NASA Launches Ice Laser Into Space

The American space agency has launched a laser into orbit to measure the condition of Earth’s ice cover.

The satellite mission, called ICESat-2, should provide more precise information on how these frozen surfaces are being affected by global warming.

Antarctica, Greenland and the ice floating on the Arctic Ocean have all lost volume in recent decades.

ICESat-2 will track ongoing change in unprecedented detail from its vantage point some 500km above the planet.

The satellite was taken up by a Delta II rocket, flying out of Vandenberg Air Force Base in California.
As the name suggests, ICESat-2 is a follow-on project. The original spacecraft flew in the 2000s and pioneered the laser measurement of the height of polar glaciers and sea-ice from space. But the mission was plagued by technical problems that limited its observations to just a couple of months in every year.

Nasa has since re-modelled the technology, both to make it more reliable and to give it a sharper view.

“ICESat-2 is going to observe the cryosphere with a spatial resolution at the level we have never seen before from space,” explained Prof Helen Fricker from the Scripps Institution of Oceanography.

“The beam is split across-track into six – three pairs – so we can map more of the ice surface as well as estimating the surface slope, which can confuse our interpretation of height changes.

“The orbit reaches to two degrees of the poles, and the same ground tracks are sampled every three months, giving us seasonal snapshots of ice height. From these data we can unravel the processes responsible for the ice loss in the polar regions,” she told BBC News.

Why is this mission important?
Antarctica and Greenland lose billions of tonnes of ice every year – the result largely of warm water being able to melt land glaciers where they meet the ocean. This wastage is slowly but surely pushing up sea-levels worldwide.

In the Arctic, the seasonal floes have also been in retreat. Sea-ice in the far north is thought to have lost two-thirds of its volume since the 1980s.

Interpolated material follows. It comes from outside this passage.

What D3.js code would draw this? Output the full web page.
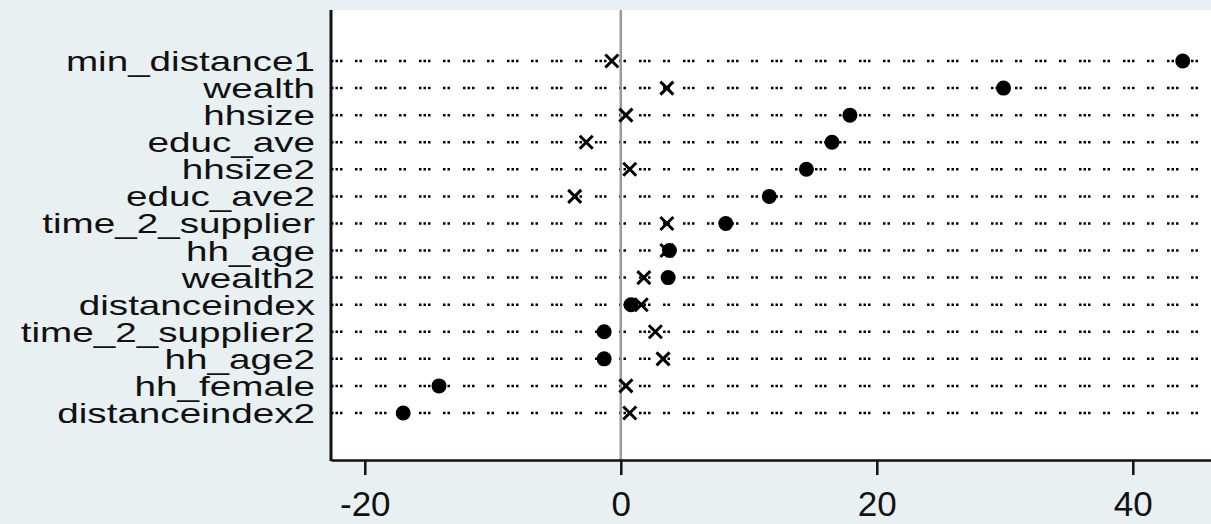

And although this has no direct impact on the height of the oceans, the reduced ice-cover is working to amplify temperature rises in the region.

Much of the change that is occurring at the poles can present itself in quite subtle ways, says Dr Tom Neumann, Nasa’s ICESat-2 deputy project scientist, and a very precise tool is needed to characterise it properly.

“An elevation change of just a centimetre over an ice sheet the scale of Antarctica represents a tremendous amount of water either gained to or lost by the ice sheet. 140 gigatonnes worth.”